Hab mir übrigens das 730MSL in L gekauft.
Überlege gerade ob ich eine Fox Fit4 34 (wäre fast umsonst) reinbauen soll oder die von dir empfohlene Pike (auch gebraucht, aber kostet mich 200€ mehr. dafür 21cm Schaft)
Die Fox hat leider nur 19cm Schaft und ist gerade in einem Altitude Gr. M. Da war mir das Cockpit gefühlsmäßig zu niedrig.

Ein Spacer wäre mit der Fox noch drin. Bild ich mir das ein mit der Höhe, dass es zu niedrig ist?


----------



## Elefantenvogel (7. Juli 2017)

Bau halt nen Lenker mit mehr Rise ein...


----------



## MTB-News.de




----------



## mrwulf (7. Juli 2017)

Publikumsliebli schrieb:


> Hab mir übrigens das 730MSL in L gekauft.
> Überlege gerade ob ich eine Fox Fit4 34 (wäre fast umsonst) reinbauen soll oder die von dir empfohlene Pike (auch gebraucht, aber kostet mich 200€ mehr. dafür 21cm Schaft)
> Die Fox hat leider nur 19cm Schaft und ist gerade in einem Altitude Gr. M. Da war mir das Cockpit gefühlsmäßig zu niedrig.
> 
> Ein Spacer wäre mit der Fox noch drin. Bild ich mir das ein mit der Höhe, dass es zu niedrig ist?



Ich hab bei meinem Altitude MSL in Größe L einen 1cm Spacer unter dem Vorbau, bei einer Schaftlänge bei der verbauten Pike von 184mm.

Also sollten doch bei 190mm Schaft theoretisch 1,5cm Spacer möglich sein.

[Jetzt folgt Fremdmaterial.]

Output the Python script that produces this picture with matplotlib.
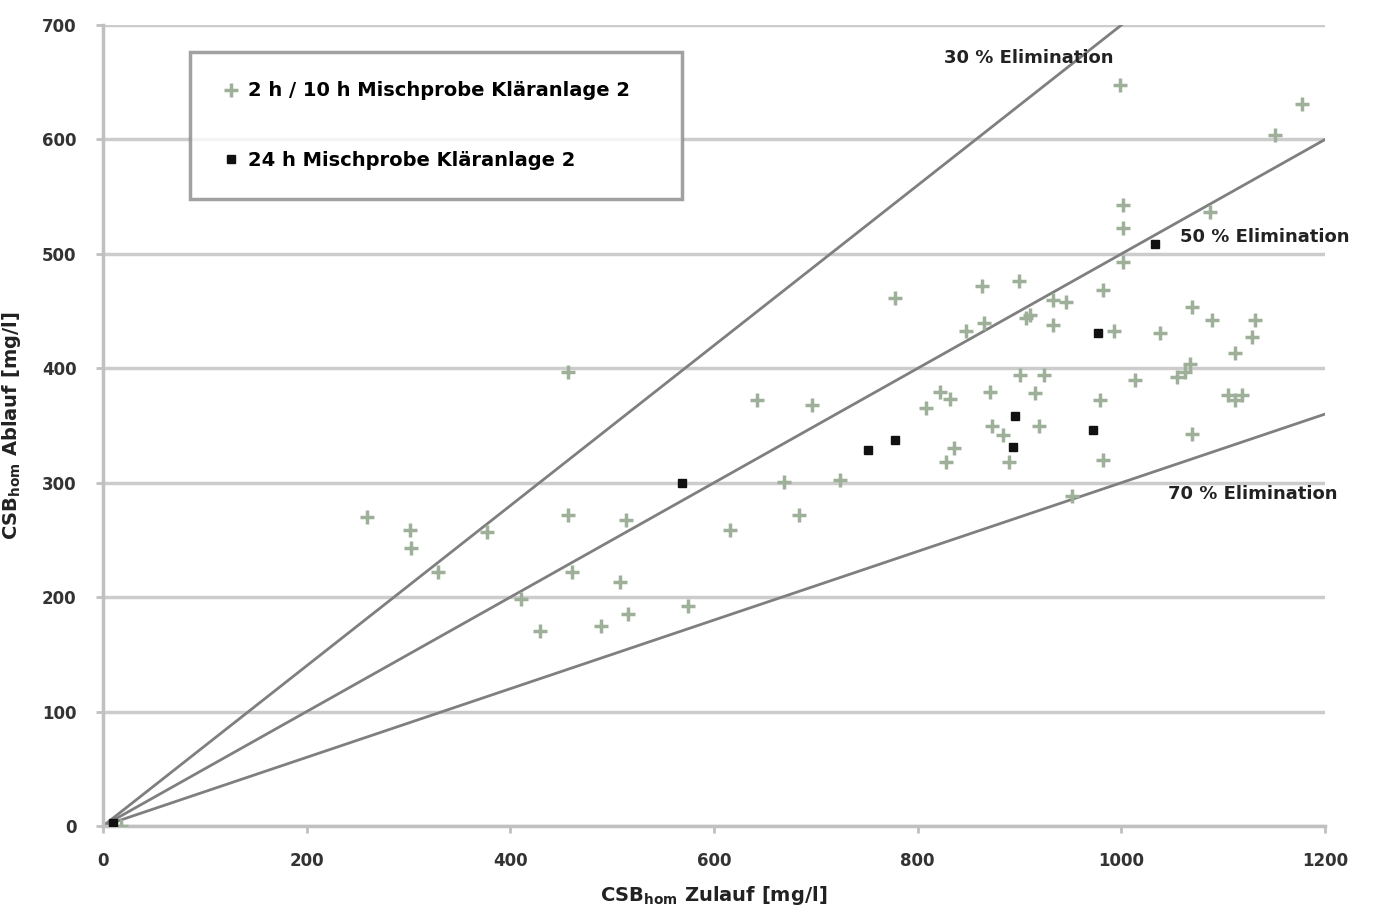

Das ist schon recht viel.

Probier doch die Position mit der verbauten Mattoc und nem 1,5cm Spacer unter dem Vorbau aus - ansonsten kannst du auch einen Lenker mit mehr Rise verbauen.

Zeig mal dein neues Altitude! 

Schon aussagekräftig über die Trails gescheucht, bevor du es umbaust? 
Was wiegt es denn nun  in Echt mit der orig. Ausstattung?


----------



## Publikumsliebli (8. Juli 2017)

mrwulf schrieb:


> Ich hab bei meinem Altitude MSL in Größe L einen 1cm Spacer unter dem Vorbau, bei einer Schaftlänge bei der verbauten Pike von 184mm.
> 
> Also sollten doch bei 190mm Schaft theoretisch 1,5cm Spacer möglich sein. Das ist schon recht viel.
> 
> ...



Die Mattoc baut ca. 3cm länger unabhängig vom Schaft, deswegen ist das mit der Fox so ungewohnt.
Ich bau sie jetzt einfach mal ein und schau wie es sich mit Vorbei mit 6 grad und Lenker mit 30mm Rise anfühlt. Das kommt alles am Montag an. Und Dienstag wird dann in Livigno getestet.

Gefahren bin ich noch gar nicht damit. Dass der Vorbau und der Lenker für mich nicht klar geht, merk ich ja sofort beim Draufsitzen. 
Die Federgabel ist zu schwer und spricht nicht so schön an und ansonsten kommt erstmal nur noch der Umwerfer weg.
Foto und Gewicht kommt noch


----------



## Publikumsliebli (8. Juli 2017)

14,3kg mit pedale (360g) und anderem vorbau

und der schaft hat 18cm


----------



## Publikumsliebli (8. Juli 2017)

update: mit fox
gefühlt hätt ich sie gerne höher, aber das ist spinnerei oder? 1cm spacer sind schon drin. bei 1,80 muss das dann vorne hoch genug sein oder?


----------



## Publikumsliebli (8. Juli 2017)

renthal fatbar carbon mit 30mm rise kommt am montag.
meinst du der gibt mir nochmal ein bisschen höhe?
bei dem serienmäßigen lenker steht keine angabe zum rise aber der sieht auch schon hoch aus

Rocky Mountain Five15 XC 31.8mm x 760mm x 5° Sweep

zwischen schaftende und vorbauende hab ich jetzt aber 7mm platz 


wobei ich gerade merke, dass meine gekaufte 34 fit4 eine 34 ctd ist.
ich glaube das sollte ich reklamieren


----------